ASHEVILLE – After an extensive national search, the city of Asheville announced today that Tammy Hooper will become the city’s next police chief, effective July 20, 2015.
The current Deputy Chief of Police for the City of Alexandria, Va., Hooper brings 26 years of police experience to her new role in Asheville. Hooper held a variety of positions with the Alexandria Police Department, starting as a patrol officer in 1989. During her tenure, she served as commander of the Vice Narcotics Division. She later executed the Alexandria Police Department’s Community Policing Plan. Hooper became the first woman to serve in the rank of captain at the department. In 2007, she became commander of Internal Investigations and later commanded a Patrol division. Additionally, as a Support Services Division commander, she gained experience in property and evidence oversight, emergency communications and planning, and accreditation.
Among her notable accomplishments Hooper implemented a recruit mentoring program and reduced recruit officer attrition from 38 percent to 3 percent.
“Besides her proven track record as a leader, Tammy brings a diverse set of skills to the Asheville Police Department,” said City Manager Gary Jackson. “Her experience in managing complex systems and her exceptional communication skills make her a great fit.”
“I believe that effective leadership begins with communication,” Hooper said. “Staff needs to know that their leaders value them and their contribution to the organization. Mentoring, training and promoting professional development are important ways to convey that message.”

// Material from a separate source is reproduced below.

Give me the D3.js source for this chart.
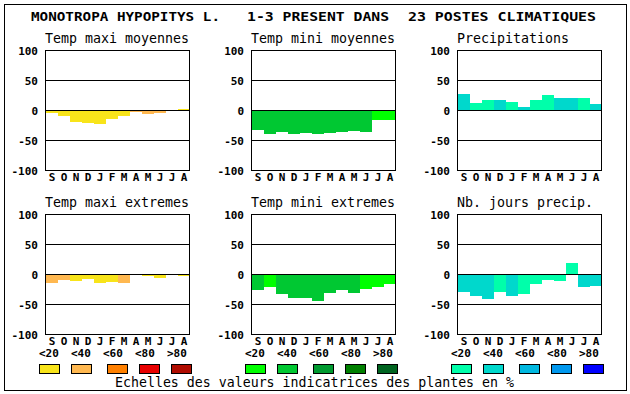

After her long tenure in Alexandria, Va., Hooper said she is excited about her move to Asheville. “It is a beautiful, vibrant city. I am eager to get to know the police department, other city departments and the community as a whole,” she said.
Hooper is a graduate of George Mason University in Fairfax, Va. She earned a graduate certificate in criminal justice from the University of Virginia. She also received training at the FBI National Academy in Quantico, Va.
Jackson’s selection of Chief Hooper comes in the wake of a community engagement initiative launched during the City’s search for a new police chief. In February, the City held two days of community input meetings to get feedback from citizens as well as Asheville Police Department employees. That input was used to develop a profile reflecting the core competencies, professional characteristics and traits, education, experience and other factors people wanted in a new police chief. Earlier this month, the public and police department employees were invited to meet the four finalists for the job, to hear presentations by them and then offer feedback to City of Asheville executive management. Finally, the process concluded with in-depth interviews between the city manager and the finalists.